§ **Exercise aim**:
Below are records. Copy every line with "this" in it.

(Data records)

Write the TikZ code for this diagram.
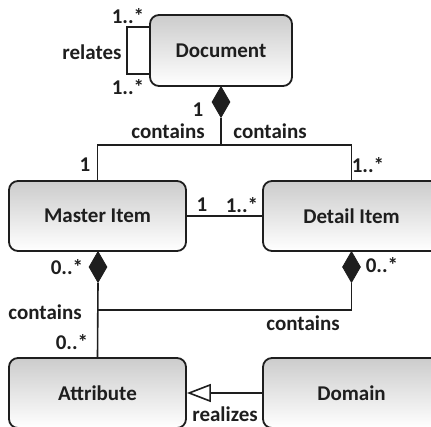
\documentclass[tikz,border=0pt]{standalone}
\usepackage{fontspec}
\setmainfont{Carlito}
\usetikzlibrary{shapes.geometric,arrows.meta}
\definecolor{ink}{HTML}{1E1E1E}
\tikzset{
  umlbox/.style={draw=ink, line width=1.8pt, rounded corners=9pt, top color=black!20, bottom color=white,
    minimum width=177pt, minimum height=70pt, inner sep=0pt, font=\fontsize{21}{25}\selectfont\bfseries, text=ink},
  compo/.style={diamond, draw=ink, fill=ink, line width=0.8pt, minimum width=18pt, minimum height=31pt, inner sep=0pt, aspect=0.6},
  conn/.style={draw=ink, line width=1.6pt},
  lbl/.style={font=\fontsize{21}{25}\selectfont\bfseries, text=ink, inner sep=0pt}
}
\begin{document}
\begin{tikzpicture}[x=1pt,y=-1pt]
\useasboundingbox (0,0) rectangle (431,427);
\clip (0,0) rectangle (431,427);
% boxes
\node[umlbox, minimum width=142pt, minimum height=71pt] (doc) at (221,50.5) {Document};
\node[umlbox] (master) at (97.5,216) {Master Item};
\node[umlbox] (detail) at (351.5,216) {Detail Item};
\node[umlbox] (attr) at (97.5,393) {Attribute};
\node[umlbox] (domain) at (351.5,393) {Domain};
% diamonds
\node[compo] (dd) at (221,102) {};
\node[compo] (md) at (98,267) {};
\node[compo] (ddi) at (351.5,267) {};
% junction coordinates
\coordinate (j0) at (221,145);
\coordinate (j1) at (98,310);
\coordinate (r1) at (127,27);
\coordinate (r2) at (127,74);
% connectors
\draw[conn] (dd.south) -- (j0) -| (master.north);
\draw[conn] (j0) -| (detail.north);
\draw[conn] (master.east) -- (detail.west);
\draw[conn] (md.south) -- (attr.north);
\draw[conn] (j1) -| (ddi.south);
\draw[conn] (doc.west |- r1) -- (r1) -- (r2) -- (doc.west |- r2);
\draw[conn, -{Triangle[open, length=24pt, width=18pt, line width=1.6pt]}] (domain.west) -- (attr.east);
% labels
\node[lbl] (l1) at (128,16) {1..*};
\node[lbl] (l2) at (92,52) {relates};
\node[lbl] (l3) at (128,87) {1..*};
\node[lbl] (l4) at (198,110) {1};
\node[lbl] (l5) at (168,131) {contains};
\node[lbl] (l6) at (270,131) {contains};
\node[lbl] (l7) at (85,165) {1};
\node[lbl] (l8) at (368,165) {1..*};
\node[lbl] (l9) at (202,205) {1};
\node[lbl] (l10) at (242,205) {1..*};
\node[lbl] (l11) at (67,267) {0..*};
\node[lbl] (l12) at (382,265) {0..*};
\node[lbl] (l13) at (45,312) {contains};
\node[lbl] (l14) at (303,323) {contains};
\node[lbl] (l15) at (72,342) {0..*};
\node[lbl] (l16) at (225,414) {realizes};
\end{tikzpicture}
\end{document}
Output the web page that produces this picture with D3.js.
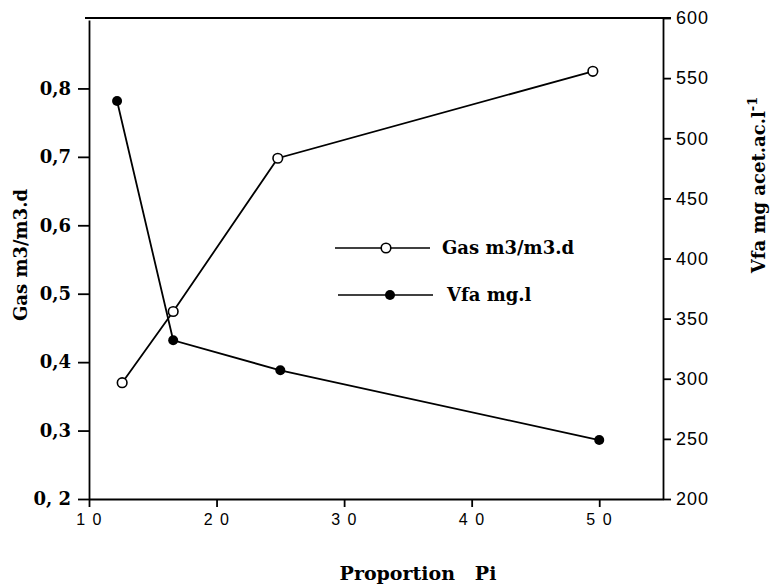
<!doctype html>
<html>
<head>
<meta charset="utf-8">
<style>
  body { margin: 0; background: #fff; }
  .serif { font-family: "DejaVu Serif", "Liberation Serif", serif; font-weight: bold; }
  .sans { font-family: "Liberation Sans", Arial, sans-serif; }
</style>
</head>
<body>
<div class="chart"></div>
<script src="https://d3js.org/d3.v7.min.js"></script>
<script>
// data
let gasX = [12.6, 16.6, 24.8, 49.5];
let gasY = [0.37, 0.474, 0.698, 0.825];
let vfaX = [12.2, 16.6, 25.0, 50.0];
let vfaY = [531, 332, 307, 249];

let xTicks = [10, 20, 30, 40, 50];
let xTickLabels = ["1 0", "2 0", "3 0", "4 0", "5 0"];
let leftTicks = [0.2, 0.3, 0.4, 0.5, 0.6, 0.7, 0.8];
let leftTickLabels = ["0, 2", "0,3", "0,4", "0,5", "0,6", "0,7", "0,8"];
let rightTicks = [200, 250, 300, 350, 400, 450, 500, 550, 600];

let width = 779, height = 587;
let plotTop = 18, plotBottom = 499, plotLeft = 89, plotRight = 663;

let svg = d3.select(".chart")
  .append("svg")
  .attr("width", width)
  .attr("height", height);

let scaleX = d3.scaleLinear().domain([10, 55]).range([plotLeft, plotRight]);
let scaleL = d3.scaleLinear().domain([0.2, 0.9]).range([plotBottom, plotTop + 2]);
let scaleR = d3.scaleLinear().domain([200, 600]).range([plotBottom, plotTop]);

// bottom axis
let xAxis = d3.axisBottom(scaleX)
  .tickValues(xTicks)
  .tickFormat((d, i) => xTickLabels[i])
  .tickSize(8).tickSizeOuter(0).tickPadding(7);
let gx = svg.append("g")
  .attr("transform", "translate(0," + plotBottom + ")")
  .call(xAxis);
gx.selectAll("text").attr("class", "sans").style("font-size", "16px")
  .style("letter-spacing", "1.5px");

// left axis
let yAxisL = d3.axisLeft(scaleL)
  .tickValues(leftTicks)
  .tickFormat((d, i) => leftTickLabels[i])
  .tickSize(11).tickSizeOuter(0).tickPadding(7);
let gl = svg.append("g")
  .attr("transform", "translate(" + plotLeft + ",0)")
  .call(yAxisL);
gl.selectAll("text").attr("class", "serif").style("font-size", "18px");

// right axis
let yAxisR = d3.axisRight(scaleR)
  .tickValues(rightTicks)
  .tickSize(8).tickSizeOuter(0).tickPadding(5);
let gr = svg.append("g")
  .attr("transform", "translate(" + plotRight + ",0)")
  .call(yAxisR);
gr.selectAll("text").attr("class", "sans").style("font-size", "18px")
  .style("letter-spacing", "1px");

svg.selectAll(".domain, .tick line").style("stroke", "#000").style("stroke-width", 1.8);
svg.selectAll(".tick text").style("fill", "#000");

// top frame line
svg.append("line")
  .attr("x1", plotLeft - 4).attr("x2", plotRight + 8)
  .attr("y1", plotTop).attr("y2", plotTop)
  .style("stroke", "#000").style("stroke-width", 1.8);

// series lines
let lineGas = d3.line()
  .x(function(d) { return scaleX(d.x); })
  .y(function(d) { return scaleL(d.y); });
let lineVfa = d3.line()
  .x(function(d) { return scaleX(d.x); })
  .y(function(d) { return scaleR(d.y); });

let gasData = gasX.map((x, i) => ({ x: x, y: gasY[i] }));
let vfaData = vfaX.map((x, i) => ({ x: x, y: vfaY[i] }));

svg.append("path")
  .attr("d", lineVfa(vfaData))
  .style("fill", "none").style("stroke", "#000").style("stroke-width", 1.8);
svg.append("path")
  .attr("d", lineGas(gasData))
  .style("fill", "none").style("stroke", "#000").style("stroke-width", 1.8);

svg.selectAll(".vfa").data(vfaData).enter().append("circle")
  .attr("cx", d => scaleX(d.x)).attr("cy", d => scaleR(d.y))
  .attr("r", 5).style("fill", "#000");
svg.selectAll(".gas").data(gasData).enter().append("circle")
  .attr("cx", d => scaleX(d.x)).attr("cy", d => scaleL(d.y))
  .attr("r", 4.8).style("fill", "#fff").style("stroke", "#000").style("stroke-width", 1.6);

// legend
let leg = svg.append("g");
leg.append("line").attr("x1", 335).attr("x2", 430).attr("y1", 248).attr("y2", 248)
  .style("stroke", "#000").style("stroke-width", 1.6);
leg.append("circle").attr("cx", 386).attr("cy", 248).attr("r", 4.8)
  .style("fill", "#fff").style("stroke", "#000").style("stroke-width", 1.6);
leg.append("text").attr("class", "serif").attr("x", 442).attr("y", 254)
  .style("font-size", "18px").text("Gas m3/m3.d");
leg.append("line").attr("x1", 338).attr("x2", 433).attr("y1", 295).attr("y2", 295)
  .style("stroke", "#000").style("stroke-width", 1.6);
leg.append("circle").attr("cx", 390).attr("cy", 295).attr("r", 5)
  .style("fill", "#000");
leg.append("text").attr("class", "serif").attr("x", 447).attr("y", 301)
  .style("font-size", "18px").text("Vfa mg.l");

// axis titles
svg.append("text").attr("class", "serif")
  .attr("transform", "translate(27,255) rotate(-90)")
  .attr("text-anchor", "middle").style("font-size", "18px")
  .text("Gas m3/m3.d");

let rt = svg.append("text").attr("class", "serif")
  .attr("transform", "translate(765,185) rotate(-90)")
  .attr("text-anchor", "middle").style("font-size", "18px");
rt.append("tspan").text("Vfa mg acet.ac.l");
rt.append("tspan").attr("dy", -8).style("font-size", "13px").text("-1");

svg.append("text").attr("class", "serif")
  .attr("x", 418).attr("y", 580)
  .attr("text-anchor", "middle").style("font-size", "19px")
  .style("white-space", "pre")
  .text("Proportion   Pi");
</script>
</body>
</html>
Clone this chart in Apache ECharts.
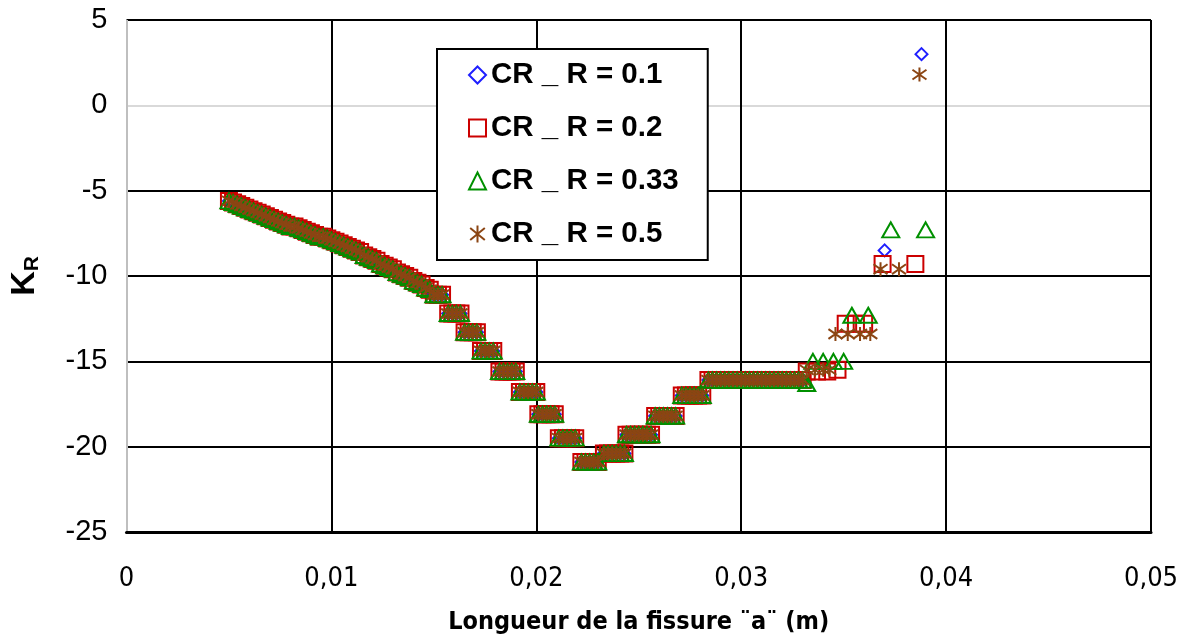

§ **Written response**:
Write the TikZ code for this diagram.
Output the web page that produces this picture with D3.js.
Clone this chart in Apache ECharts.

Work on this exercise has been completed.